__Brief__: Locate the word "this" in the material, then show every line that holds it.

-- START OF Exercise inputs --

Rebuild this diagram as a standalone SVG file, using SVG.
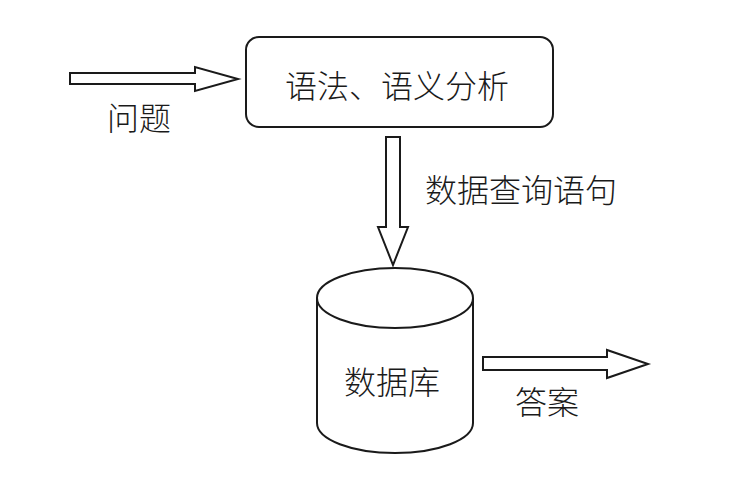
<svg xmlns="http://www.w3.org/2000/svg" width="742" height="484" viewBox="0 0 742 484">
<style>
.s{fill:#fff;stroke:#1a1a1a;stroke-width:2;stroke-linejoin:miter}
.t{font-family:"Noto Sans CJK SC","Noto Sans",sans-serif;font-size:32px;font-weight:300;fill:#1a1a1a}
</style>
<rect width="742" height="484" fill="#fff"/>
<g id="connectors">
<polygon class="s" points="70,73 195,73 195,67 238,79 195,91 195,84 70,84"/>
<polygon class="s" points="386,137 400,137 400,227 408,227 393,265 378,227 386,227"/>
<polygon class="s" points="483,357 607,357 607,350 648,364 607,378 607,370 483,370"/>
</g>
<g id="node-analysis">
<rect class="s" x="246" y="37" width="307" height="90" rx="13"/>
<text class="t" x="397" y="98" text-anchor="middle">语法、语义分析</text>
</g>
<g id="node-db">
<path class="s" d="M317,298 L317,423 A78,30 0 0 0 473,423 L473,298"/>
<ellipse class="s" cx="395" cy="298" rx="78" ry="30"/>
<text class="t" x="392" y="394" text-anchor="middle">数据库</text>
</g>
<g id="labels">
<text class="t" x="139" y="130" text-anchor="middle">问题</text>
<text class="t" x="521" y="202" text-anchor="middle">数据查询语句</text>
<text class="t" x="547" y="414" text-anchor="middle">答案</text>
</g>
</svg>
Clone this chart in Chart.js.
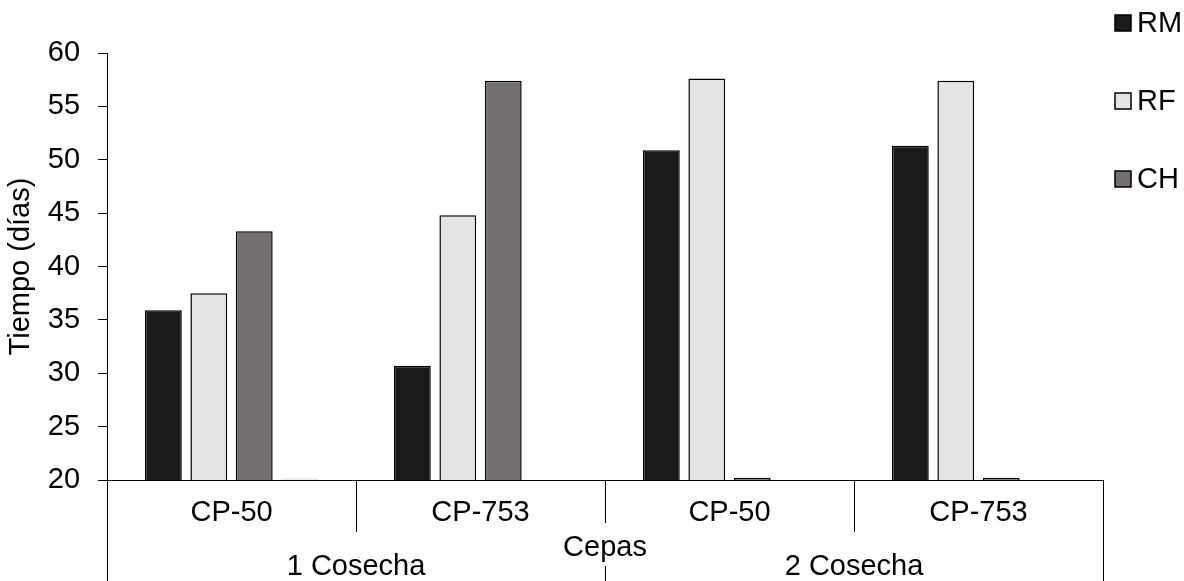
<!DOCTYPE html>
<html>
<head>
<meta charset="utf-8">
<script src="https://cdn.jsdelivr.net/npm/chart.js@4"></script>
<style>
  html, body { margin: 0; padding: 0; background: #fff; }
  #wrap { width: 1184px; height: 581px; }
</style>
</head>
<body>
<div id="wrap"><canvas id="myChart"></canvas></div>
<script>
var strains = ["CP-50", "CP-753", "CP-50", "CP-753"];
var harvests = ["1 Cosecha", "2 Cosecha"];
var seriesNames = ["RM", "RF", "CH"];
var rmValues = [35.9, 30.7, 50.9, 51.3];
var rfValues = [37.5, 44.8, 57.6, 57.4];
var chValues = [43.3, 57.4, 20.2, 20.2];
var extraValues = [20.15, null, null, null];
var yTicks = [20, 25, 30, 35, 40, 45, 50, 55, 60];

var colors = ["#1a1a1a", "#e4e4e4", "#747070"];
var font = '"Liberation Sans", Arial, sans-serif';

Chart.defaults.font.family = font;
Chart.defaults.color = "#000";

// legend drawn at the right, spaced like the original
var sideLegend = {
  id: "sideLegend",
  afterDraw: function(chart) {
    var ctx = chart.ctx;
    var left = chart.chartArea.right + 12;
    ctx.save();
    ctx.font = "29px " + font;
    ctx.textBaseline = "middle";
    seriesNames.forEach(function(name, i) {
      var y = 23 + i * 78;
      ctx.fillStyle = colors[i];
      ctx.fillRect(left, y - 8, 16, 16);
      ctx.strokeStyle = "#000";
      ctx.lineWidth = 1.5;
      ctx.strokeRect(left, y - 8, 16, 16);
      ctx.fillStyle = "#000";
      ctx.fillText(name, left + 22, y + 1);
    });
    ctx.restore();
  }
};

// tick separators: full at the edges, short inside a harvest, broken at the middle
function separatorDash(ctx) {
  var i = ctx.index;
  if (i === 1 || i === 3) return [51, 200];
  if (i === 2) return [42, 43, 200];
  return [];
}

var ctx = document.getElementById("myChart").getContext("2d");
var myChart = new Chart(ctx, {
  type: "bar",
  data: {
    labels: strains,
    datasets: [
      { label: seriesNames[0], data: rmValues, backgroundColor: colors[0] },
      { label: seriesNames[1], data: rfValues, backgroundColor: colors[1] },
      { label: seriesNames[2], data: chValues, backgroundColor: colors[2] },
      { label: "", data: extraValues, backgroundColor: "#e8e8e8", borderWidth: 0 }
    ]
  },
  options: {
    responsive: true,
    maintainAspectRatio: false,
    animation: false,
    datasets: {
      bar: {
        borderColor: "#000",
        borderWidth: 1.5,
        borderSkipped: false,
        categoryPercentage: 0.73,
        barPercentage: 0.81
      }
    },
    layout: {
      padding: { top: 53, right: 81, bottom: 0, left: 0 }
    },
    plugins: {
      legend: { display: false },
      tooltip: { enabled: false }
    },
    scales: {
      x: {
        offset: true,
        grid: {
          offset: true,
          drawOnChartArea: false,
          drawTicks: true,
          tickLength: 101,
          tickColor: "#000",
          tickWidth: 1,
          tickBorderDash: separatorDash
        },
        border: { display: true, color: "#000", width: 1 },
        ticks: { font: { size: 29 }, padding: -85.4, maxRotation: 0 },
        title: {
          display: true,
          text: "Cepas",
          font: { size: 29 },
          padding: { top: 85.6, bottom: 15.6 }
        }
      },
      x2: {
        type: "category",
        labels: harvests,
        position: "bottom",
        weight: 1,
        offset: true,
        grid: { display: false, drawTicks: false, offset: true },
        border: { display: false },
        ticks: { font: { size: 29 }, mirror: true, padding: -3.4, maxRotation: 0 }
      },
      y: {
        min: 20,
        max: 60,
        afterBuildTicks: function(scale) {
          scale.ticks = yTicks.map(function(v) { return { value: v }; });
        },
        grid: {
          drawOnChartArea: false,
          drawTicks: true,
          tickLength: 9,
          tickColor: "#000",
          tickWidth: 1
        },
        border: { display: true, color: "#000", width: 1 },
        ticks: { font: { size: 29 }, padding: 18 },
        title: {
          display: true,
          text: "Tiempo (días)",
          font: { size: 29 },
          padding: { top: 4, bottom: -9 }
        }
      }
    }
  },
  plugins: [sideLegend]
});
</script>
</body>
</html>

-- END OF Exercise inputs --

__The response__:
Rebuild this diagram as a standalone SVG file, using SVG.
Clone this chart in Chart.js.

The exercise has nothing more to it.